A method for counting the number of specific microbes is important for food and medical manufacturing plants to ensure biological quality and to keep safety of their products. A conventional method for counting microbes most widely employed is a “ager culture method”; it requires a cultivation operation which takes too much time, usually two to several days. For avoiding such a disadvantage, there have been proposed, as a technique of indirect determination of the population of microbes, in which apply relations between bacterial concentration and physical or biological properties, e.g., ultrasonic attenuation, respiration activity, electric capacitance, etc. However, those method can apply only at a high population of microbes, and it is impossible to count the target sort of microbes in distinction from the others in the liquid sample.

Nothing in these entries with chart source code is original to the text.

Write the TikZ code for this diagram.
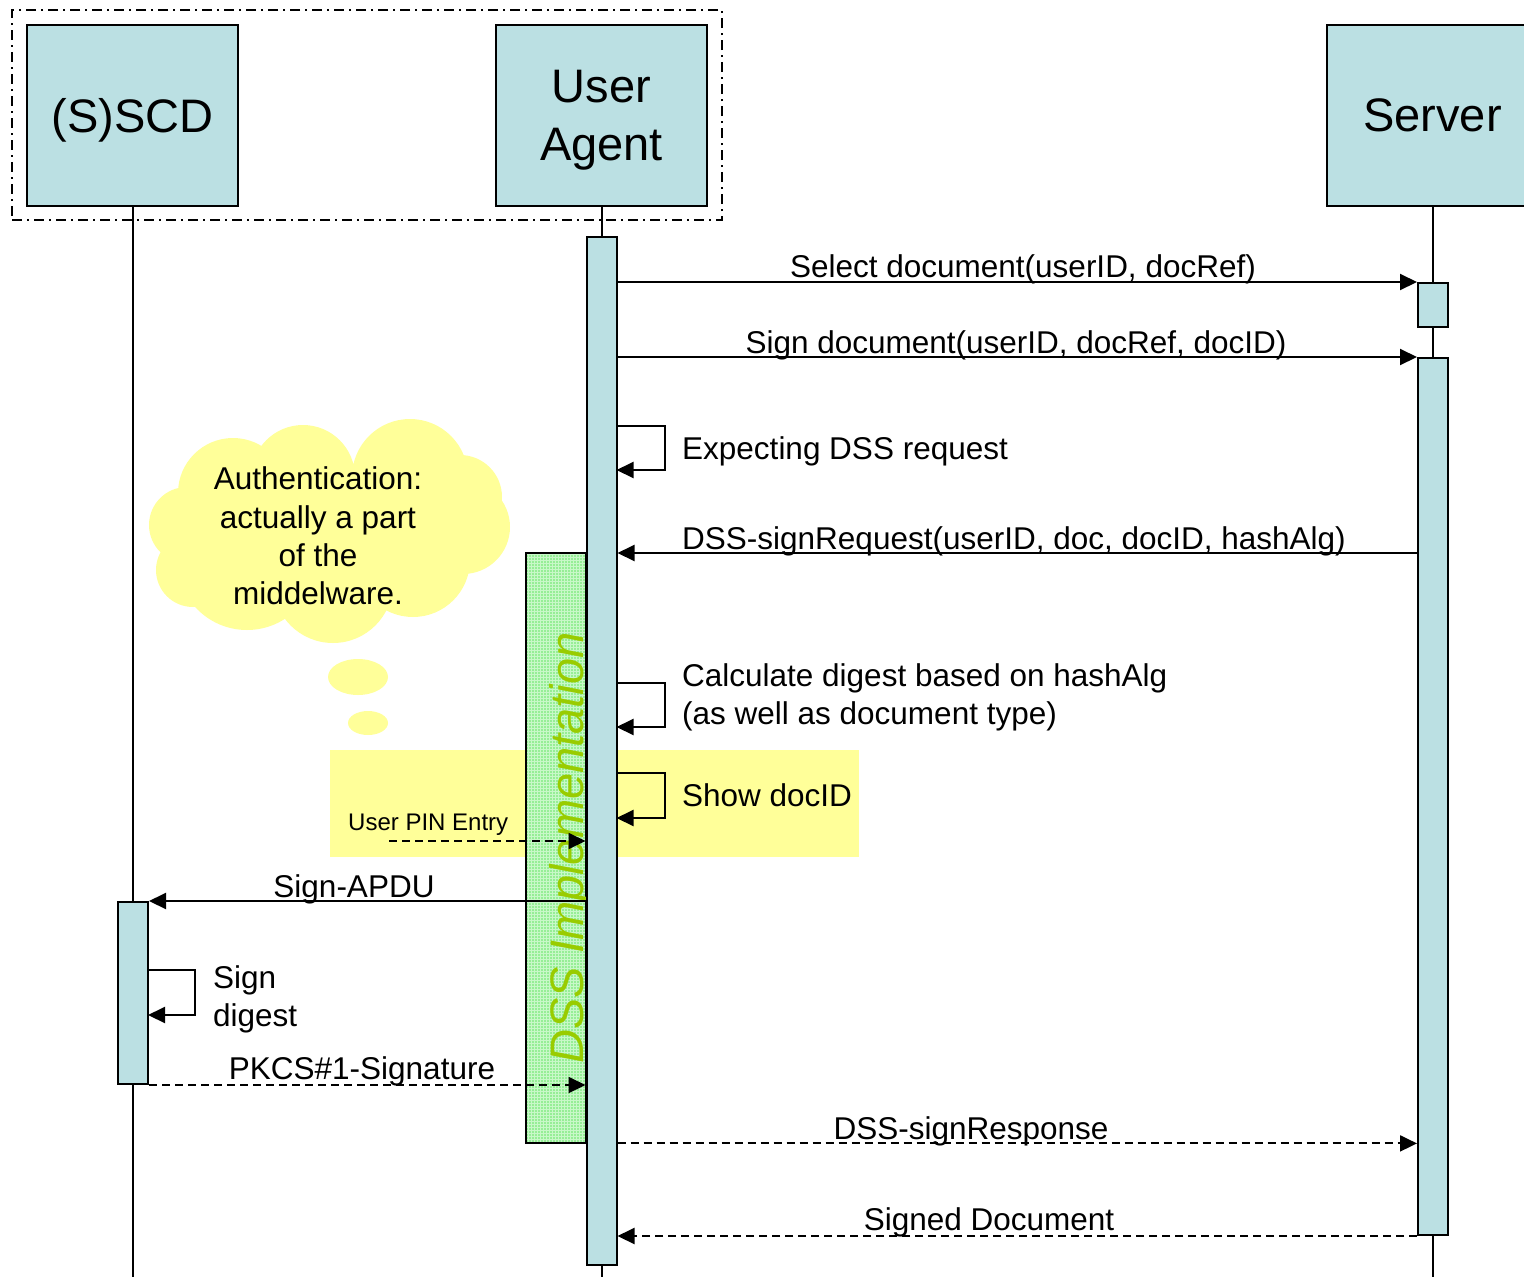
\documentclass[tikz,border=0pt]{standalone}
\usepackage{fontspec}
\setmainfont{Liberation Sans}
\usetikzlibrary{arrows.meta,patterns}
\definecolor{lblue}{HTML}{BBE0E3}
\definecolor{lyellow}{HTML}{FFFF99}
\definecolor{lgreen}{HTML}{96EE96}
\definecolor{gridgreen}{HTML}{C8F8C8}
\definecolor{ygreen}{HTML}{99CC00}
\begin{document}
\begin{tikzpicture}[x=1pt,y=-1pt,
  lifebox/.style={draw=black, line width=2pt, fill=lblue, minimum width=211pt, minimum height=181pt, inner sep=0pt, font=\fontsize{47pt}{58pt}\selectfont, align=center},
  actbar/.style={draw=black, line width=2pt, fill=lblue, minimum width=30pt, inner sep=0pt, anchor=north},
  life/.style={line width=2pt},
  msg/.style={line width=2pt, -{Triangle[length=17pt,width=16pt]}},
  rmsg/.style={msg, dash pattern=on 8pt off 5pt},
  lbl/.style={font=\fontsize{31.5pt}{38.3pt}\selectfont, inner sep=0pt},
  smalllbl/.style={font=\fontsize{24pt}{29pt}\selectfont, inner sep=0pt},
]
\useasboundingbox (0,0) rectangle (1524,1277);

% group frame
\node[draw=black, line width=2pt, dash pattern=on 10pt off 5pt on 2pt off 5pt, minimum width=710pt, minimum height=210pt, inner sep=0pt] (grp) at (367,115) {};

% participants
\node[lifebox, text depth=0pt] (sscd) at (132.5,115.5) {(S)SCD};
\node[lifebox, text depth=0pt] (ua) at (601.5,115.5) {User\\Agent};
\node[lifebox] (srv) at (1432.5,115.5) {Server};

% lifelines
\coordinate (sscdE) at (132.5,1277);
\coordinate (uaE) at (601.5,1277);
\coordinate (srvE) at (1432.5,1277);
\draw[life] (sscd.south) -- (sscdE);
\draw[life] (ua.south) -- (uaE);
\draw[life] (srv.south) -- (srvE);

% yellow highlight
\fill[lyellow] (330,750) rectangle (859,857);

% thought cloud
\fill[lyellow]
  (233,493) circle (55pt)
  (303,477) circle (52pt)
  (410,477) circle (58pt)
  (460,497) circle (42pt)
  (463,527) circle (47pt)
  (413,560) circle (57pt)
  (333,583) circle (60pt)
  (247,560) circle (70pt)
  (193,570) circle (37pt)
  (187,525) circle (38pt)
  (320,530) ellipse [x radius=120pt, y radius=60pt]
  (358,677) ellipse [x radius=30pt, y radius=18pt]
  (368,723) ellipse [x radius=20pt, y radius=12pt];
\node[lbl, align=center] (cloudtxt) at (318,536) {Authentication:\\actually a part\\of the\\middelware.};

% DSS implementation box
\node[fill=lgreen, postaction={pattern=grid, pattern color=gridgreen}, minimum width=60pt, minimum height=590pt, inner sep=0pt, anchor=north west] (dss) at (526,553) {};
\draw[line width=2pt] (dss.north west) rectangle (dss.south east);
\node[rotate=90, anchor=base, text=ygreen, font=\fontsize{47pt}{47pt}\selectfont\itshape, inner sep=0pt] (dsslbl) at (583,848) {DSS Implementation};

% activation bars
\node[actbar, minimum height=1028pt] (uabar) at (601.5,236) {};
\node[actbar, minimum height=44pt] (srvbar1) at (1433,282) {};
\node[actbar, minimum height=877pt] (srvbar2) at (1433,357) {};
\node[actbar, minimum height=182pt] (sscdbar) at (133,901) {};

% messages
\draw[msg] (uabar.east |- srvbar1.north) -- (srvbar1.north west);
\node[lbl, anchor=base] (l1) at (1023,277) {Select document(userID, docRef)};

\draw[msg] (uabar.east |- srvbar2.north) -- (srvbar2.north west);
\node[lbl, anchor=base] (l2) at (1016,353) {Sign document(userID, docRef, docID)};

\coordinate (s1a) at (616.5,426);
\coordinate (s1b) at (616.5,470);
\draw[msg] (s1a) -- ++(48,0) -- ++(0,44) -- (s1b);
\node[lbl, anchor=base west] (l3) at (682,459) {Expecting DSS request};

\draw[msg] (srvbar2.west |- dss.north) -- (uabar.east |- dss.north);
\node[lbl, anchor=base west] (l4) at (682,549) {DSS-signRequest(userID, doc, docID, hashAlg)};

\coordinate (s2a) at (616.5,683);
\coordinate (s2b) at (616.5,727);
\draw[msg] (s2a) -- ++(48,0) -- ++(0,44) -- (s2b);
\node[lbl, anchor=west, align=left] (l5) at (682,697) {Calculate digest based on hashAlg\\(as well as document type)};

\coordinate (s3a) at (616.5,773);
\coordinate (s3b) at (616.5,818);
\draw[msg] (s3a) -- ++(48,0) -- ++(0,45) -- (s3b);
\node[lbl, anchor=base west] (l6) at (682,806) {Show docID};

\coordinate (pin) at (389,841);
\draw[rmsg] (pin) -- (uabar.west |- pin);
\node[smalllbl, anchor=base west] (l7) at (348,830) {User PIN Entry};

\draw[msg] (uabar.west |- sscdbar.north) -- (sscdbar.north east);
\node[lbl, anchor=base] (l8) at (354,897) {Sign-APDU};

\coordinate (s4a) at (148,970);
\coordinate (s4b) at (148,1015);
\draw[msg] (s4a) -- ++(47,0) -- ++(0,45) -- (s4b);
\node[lbl, anchor=west, align=left] (l9) at (213,999) {Sign\\digest};

\draw[rmsg] (sscdbar.south east) -- (uabar.west |- sscdbar.south);
\node[lbl, anchor=base] (l10) at (362,1079) {PKCS\#1-Signature};

\draw[rmsg] (uabar.east |- dss.south) -- (srvbar2.west |- dss.south);
\node[lbl, anchor=base] (l11) at (971,1139) {DSS-signResponse};

\draw[rmsg] (srvbar2.south west) -- (uabar.east |- srvbar2.south);
\node[lbl, anchor=base] (l12) at (989,1230) {Signed Document};
\end{tikzpicture}
\end{document}
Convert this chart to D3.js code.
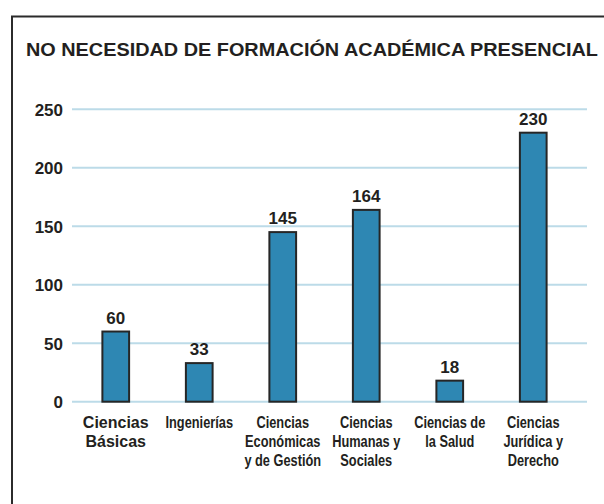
<!DOCTYPE html>
<html>
<head>
<meta charset="utf-8">
<script src="https://cdn.jsdelivr.net/npm/d3@7"></script>
<style>
  body { margin: 0; background: #fff; }
  text { fill: #231f20; font-weight: bold; }
</style>
</head>
<body>
<svg id="chart"></svg>
<script>
// Chart data
const titleText = "NO NECESIDAD DE FORMACIÓN ACADÉMICA PRESENCIAL";
const categories = [
  ["Ciencias", "Básicas"],
  ["Ingenierías"],
  ["Ciencias", "Económicas", "y de Gestión"],
  ["Ciencias", "Humanas y", "Sociales"],
  ["Ciencias de", "la Salud"],
  ["Ciencias", "Jurídica y", "Derecho"]
];
const values = [60, 33, 145, 164, 18, 230];
const yTicks = [0, 50, 100, 150, 200, 250];

// Set up dimensions
const width = 604;
const height = 504;

const svg = d3.select("#chart").attr("width", width).attr("height", height);

// Frame (open at right and bottom, like the cropped original)
svg.append("path")
  .attr("d", "M12,504 L12,16.5 L604,16.5")
  .attr("fill", "none")
  .attr("stroke", "#2b2b2b")
  .attr("stroke-width", 2);

// Title
svg.append("text")
  .attr("x", 26)
  .attr("y", 56)
  .attr("textLength", 572)
  .attr("lengthAdjust", "spacingAndGlyphs")
  .style("font-family", "'Liberation Sans', Arial, sans-serif")
  .style("font-size", "19px")
  .text(titleText);

// Scales
const xScale = d3.scaleBand()
  .domain(d3.range(values.length))
  .range([74, 575])
  .paddingInner(0.68)
  .paddingOuter(0.34);

const yScale = d3.scaleLinear().domain([0, 250]).range([401.7, 109.3]);

// Gridlines
svg.append("g")
  .selectAll("line")
  .data(yTicks)
  .join("line")
  .attr("x1", 72)
  .attr("x2", 587)
  .attr("y1", (d) => yScale(d))
  .attr("y2", (d) => yScale(d))
  .attr("stroke", "#bcdbe8")
  .attr("stroke-width", 2);

// Y axis labels
const yAxis = d3.axisLeft(yScale).tickValues(yTicks).tickSize(0).tickPadding(0);
const yAxisGroup = svg.append("g")
  .attr("transform", "translate(63, 0)")
  .call(yAxis);
yAxisGroup.select(".domain").remove();
yAxisGroup.selectAll("text")
  .attr("dy", "0.36em")
  .style("font-family", "'Liberation Sans', Arial, sans-serif")
  .style("font-size", "17px")
  .style("font-weight", "bold")
  .attr("fill", "#231f20");

// Bars
svg.append("g")
  .selectAll("rect")
  .data(values)
  .join("rect")
  .attr("x", (d, i) => xScale(i))
  .attr("y", (d) => yScale(d))
  .attr("width", xScale.bandwidth())
  .attr("height", (d) => yScale(0) - yScale(d))
  .attr("fill", "#2e87b3")
  .attr("stroke", "#262626")
  .attr("stroke-width", 2);

// Value labels
svg.append("g")
  .selectAll("text")
  .data(values)
  .join("text")
  .attr("x", (d, i) => xScale(i) + xScale.bandwidth() / 2)
  .attr("y", (d) => yScale(d) - 8)
  .attr("text-anchor", "middle")
  .style("font-family", "'Liberation Sans', Arial, sans-serif")
  .style("font-size", "17px")
  .text((d) => d);

// Category labels (all but the first are set in a condensed face)
const catGroups = svg.append("g")
  .selectAll("text")
  .data(categories)
  .join("text")
  .attr("text-anchor", "middle")
  .attr("transform", (d, i) => {
    const cx = xScale(i) + xScale.bandwidth() / 2;
    return i === 0 ? `translate(${cx}, 428)` : `translate(${cx}, 428) scale(0.8, 1)`;
  })
  .style("font-family", "'Liberation Sans', Arial, sans-serif")
  .style("font-size", "16px");

catGroups.selectAll("tspan")
  .data((d) => d)
  .join("tspan")
  .attr("x", 0)
  .attr("y", (d, j) => j * 19)
  .text((d) => d);
</script>
</body>
</html>
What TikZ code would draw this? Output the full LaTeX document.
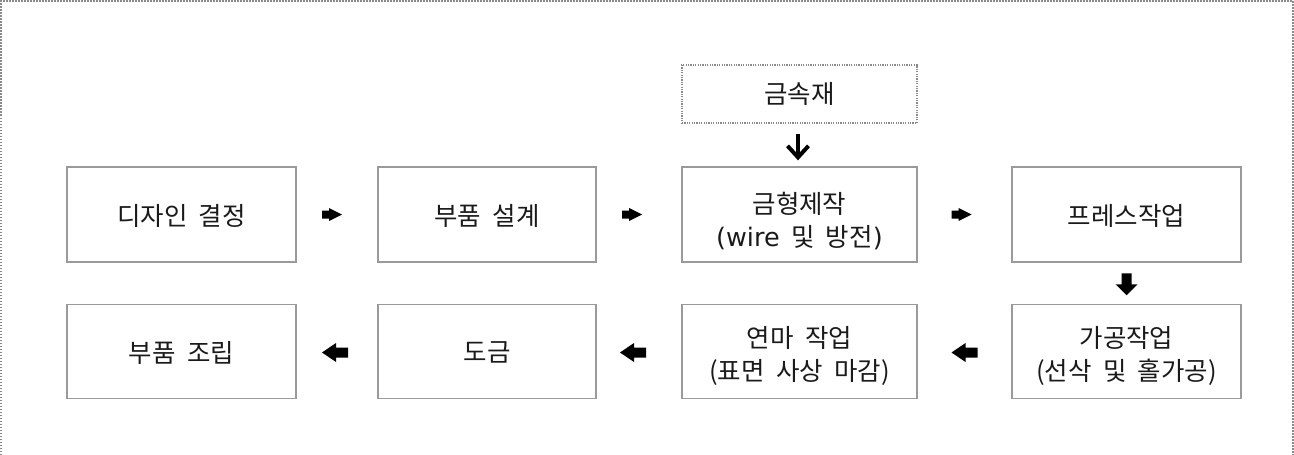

A fluorescent dye labeled antibody combines selectively with the specific cell of microbe. The cell conjugated with this dye emits a certain deviation of fluorescence upon exposure to excitation light. Using this fluorescent dye labeled antigen-antibody reaction, we investigated the counting system composed of micro flow cell and photometric system including a pulse counter for detecting fluoresce emitted as individual luminous point from the fluorescent product in each of the microbes floating in the sample. The aim of our system is to get advantages of rapidity, accuracy and easiness to measure continuously even at a low population of microbes.
Experimental research of the counting of Lactobacillus Fermentum (a sort of Lactic-acid microbe) was examined as an example of the counting method proposed in this paper. From the test results, it proved that this method is effective to count the population of wanted specific microbe even at a low population of 2∼4-digit figures (10
2∼10
4)/ml, taking only about 4 hours a sample.